▶ [What the task asks] Retype all material exactly. Pictures stay out of the copy.

** Begin Source data **

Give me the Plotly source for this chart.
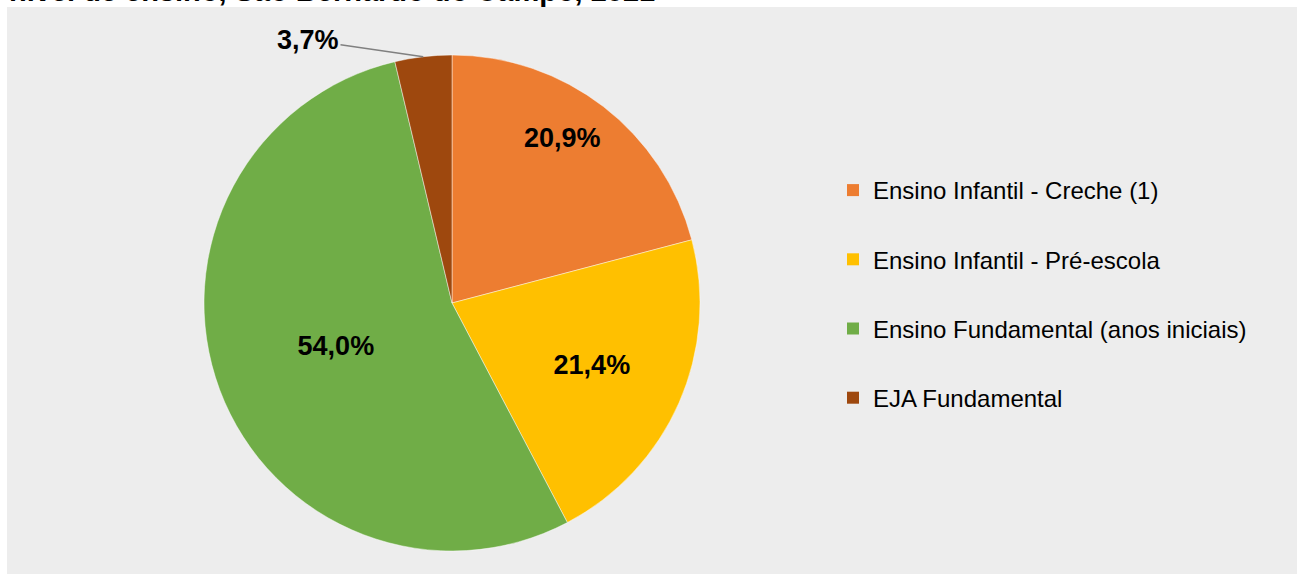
import plotly.graph_objects as go
import math

categories = ["Ensino Infantil - Creche (1)", "Ensino Infantil - Pré-escola",
              "Ensino Fundamental (anos iniciais)", "EJA Fundamental"]
values = [20.9, 21.4, 54.0, 3.7]
colors = ["#ED7D31", "#FFC000", "#70AD47", "#9E480E"]
title_text = "nível de ensino, São Bernardo do Campo, 2021"

W, H = 1297, 574
FONT = "Arial, Liberation Sans, sans-serif"
LBL = 27

labels_txt = [f"{v:.1f}".replace(".", ",") + "%" for v in values]
pie_text = ["", labels_txt[1], labels_txt[2], ""]
pos = ["none", "inside", "inside", "none"]

# pie geometry (pixels)
cx, cy, r = 452, 303, 248
total = sum(values)

fig = go.Figure()
fig.add_trace(go.Pie(
    labels=categories, values=values, sort=False, direction="clockwise", rotation=0,
    marker=dict(colors=colors, line=dict(color="rgba(255,255,255,0.45)", width=1)),
    text=pie_text, texttemplate="%{text}", textposition=pos,
    insidetextorientation="horizontal",
    textfont=dict(family=FONT, size=LBL, color="black", weight="bold"),
    showlegend=False, hoverinfo="label+percent",
    domain=dict(x=[(cx - r) / W, (cx + r) / W], y=[(H - cy - r) / H, (H - cy + r) / H]),
))

for name, c in zip(categories, colors):
    fig.add_trace(go.Scatter(x=[None], y=[None], mode="markers", name=name,
                             legendgroup=name,
                             marker=dict(symbol="square", size=12, color=c)))

# label of first slice (placed inside at computed angle)
a1 = 2 * math.pi * (values[0] / total) * 0.45
fig.add_annotation(
    x=(cx + 0.8 * r * math.sin(a1)) / W, y=1 - (cy - 0.8 * r * math.cos(a1)) / H,
    xref="paper", yref="paper", xanchor="center", yanchor="middle", showarrow=False,
    text=f"<b>{labels_txt[0]}</b>", font=dict(family=FONT, size=LBL, color="black"),
)

# outside label for the small slice with leader line
cum = sum(values[:3]) / total
frac_tip = cum + (values[3] / total) * 0.5
ang = 2 * math.pi * frac_tip
tipx = cx + r * math.sin(ang)
tipy = cy - r * math.cos(ang)
fig.add_annotation(
    x=tipx / W, y=1 - tipy / H, xref="paper", yref="paper",
    text=f"<b>{labels_txt[3]}</b>", showarrow=True, arrowhead=0, arrowwidth=1.5,
    arrowcolor="#808080", axref="pixel", ayref="pixel",
    ax=308 - tipx, ay=40 - tipy,
    font=dict(family=FONT, size=LBL, color="black"),
)

# title (top cut off as in reference)
fig.add_annotation(
    x=7 / W, y=1, xref="paper", yref="paper", xanchor="left", yanchor="bottom",
    yshift=-9, text=f"<b>{title_text}</b>", showarrow=False,
    font=dict(family=FONT, size=29, color="black"),
)

fig.update_layout(
    width=W, height=H, margin=dict(l=0, r=0, t=0, b=0),
    paper_bgcolor="white", plot_bgcolor="rgba(0,0,0,0)",
    xaxis=dict(visible=False), yaxis=dict(visible=False),
    font=dict(family=FONT, color="black"),
    shapes=[dict(type="rect", xref="paper", yref="paper", x0=7 / W, x1=1, y0=0, y1=1 - 7 / H,
                 fillcolor="#EDEDED", line=dict(width=0), layer="below")],
    legend=dict(x=833 / W, y=1 - 168 / H, xanchor="left", yanchor="top",
                font=dict(family=FONT, size=24, color="black"),
                tracegroupgap=35, bgcolor="rgba(0,0,0,0)"),
)

fig.write_html("out.html", config={"displayModeBar": False},
               post_script="document.body.style.margin='0';")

** End Source data **

▶ [In response]
Give me the Plotly source for this chart.
import plotly.graph_objects as go
import math

categories = ["Ensino Infantil - Creche (1)", "Ensino Infantil - Pré-escola",
              "Ensino Fundamental (anos iniciais)", "EJA Fundamental"]
values = [20.9, 21.4, 54.0, 3.7]
colors = ["#ED7D31", "#FFC000", "#70AD47", "#9E480E"]
title_text = "nível de ensino, São Bernardo do Campo, 2021"

W, H = 1297, 574
FONT = "Arial, Liberation Sans, sans-serif"
LBL = 27

labels_txt = [f"{v:.1f}".replace(".", ",") + "%" for v in values]
pie_text = ["", labels_txt[1], labels_txt[2], ""]
pos = ["none", "inside", "inside", "none"]

# pie geometry (pixels)
cx, cy, r = 452, 303, 248
total = sum(values)

fig = go.Figure()
fig.add_trace(go.Pie(
    labels=categories, values=values, sort=False, direction="clockwise", rotation=0,
    marker=dict(colors=colors, line=dict(color="rgba(255,255,255,0.45)", width=1)),
    text=pie_text, texttemplate="%{text}", textposition=pos,
    insidetextorientation="horizontal",
    textfont=dict(family=FONT, size=LBL, color="black", weight="bold"),
    showlegend=False, hoverinfo="label+percent",
    domain=dict(x=[(cx - r) / W, (cx + r) / W], y=[(H - cy - r) / H, (H - cy + r) / H]),
))

for name, c in zip(categories, colors):
    fig.add_trace(go.Scatter(x=[None], y=[None], mode="markers", name=name,
                             legendgroup=name,
                             marker=dict(symbol="square", size=12, color=c)))

# label of first slice (placed inside at computed angle)
a1 = 2 * math.pi * (values[0] / total) * 0.45
fig.add_annotation(
    x=(cx + 0.8 * r * math.sin(a1)) / W, y=1 - (cy - 0.8 * r * math.cos(a1)) / H,
    xref="paper", yref="paper", xanchor="center", yanchor="middle", showarrow=False,
    text=f"<b>{labels_txt[0]}</b>", font=dict(family=FONT, size=LBL, color="black"),
)

# outside label for the small slice with leader line
cum = sum(values[:3]) / total
frac_tip = cum + (values[3] / total) * 0.5
ang = 2 * math.pi * frac_tip
tipx = cx + r * math.sin(ang)
tipy = cy - r * math.cos(ang)
fig.add_annotation(
    x=tipx / W, y=1 - tipy / H, xref="paper", yref="paper",
    text=f"<b>{labels_txt[3]}</b>", showarrow=True, arrowhead=0, arrowwidth=1.5,
    arrowcolor="#808080", axref="pixel", ayref="pixel",
    ax=308 - tipx, ay=40 - tipy,
    font=dict(family=FONT, size=LBL, color="black"),
)

# title (top cut off as in reference)
fig.add_annotation(
    x=7 / W, y=1, xref="paper", yref="paper", xanchor="left", yanchor="bottom",
    yshift=-9, text=f"<b>{title_text}</b>", showarrow=False,
    font=dict(family=FONT, size=29, color="black"),
)

fig.update_layout(
    width=W, height=H, margin=dict(l=0, r=0, t=0, b=0),
    paper_bgcolor="white", plot_bgcolor="rgba(0,0,0,0)",
    xaxis=dict(visible=False), yaxis=dict(visible=False),
    font=dict(family=FONT, color="black"),
    shapes=[dict(type="rect", xref="paper", yref="paper", x0=7 / W, x1=1, y0=0, y1=1 - 7 / H,
                 fillcolor="#EDEDED", line=dict(width=0), layer="below")],
    legend=dict(x=833 / W, y=1 - 168 / H, xanchor="left", yanchor="top",
                font=dict(family=FONT, size=24, color="black"),
                tracegroupgap=35, bgcolor="rgba(0,0,0,0)"),
)

fig.write_html("out.html", config={"displayModeBar": False},
               post_script="document.body.style.margin='0';")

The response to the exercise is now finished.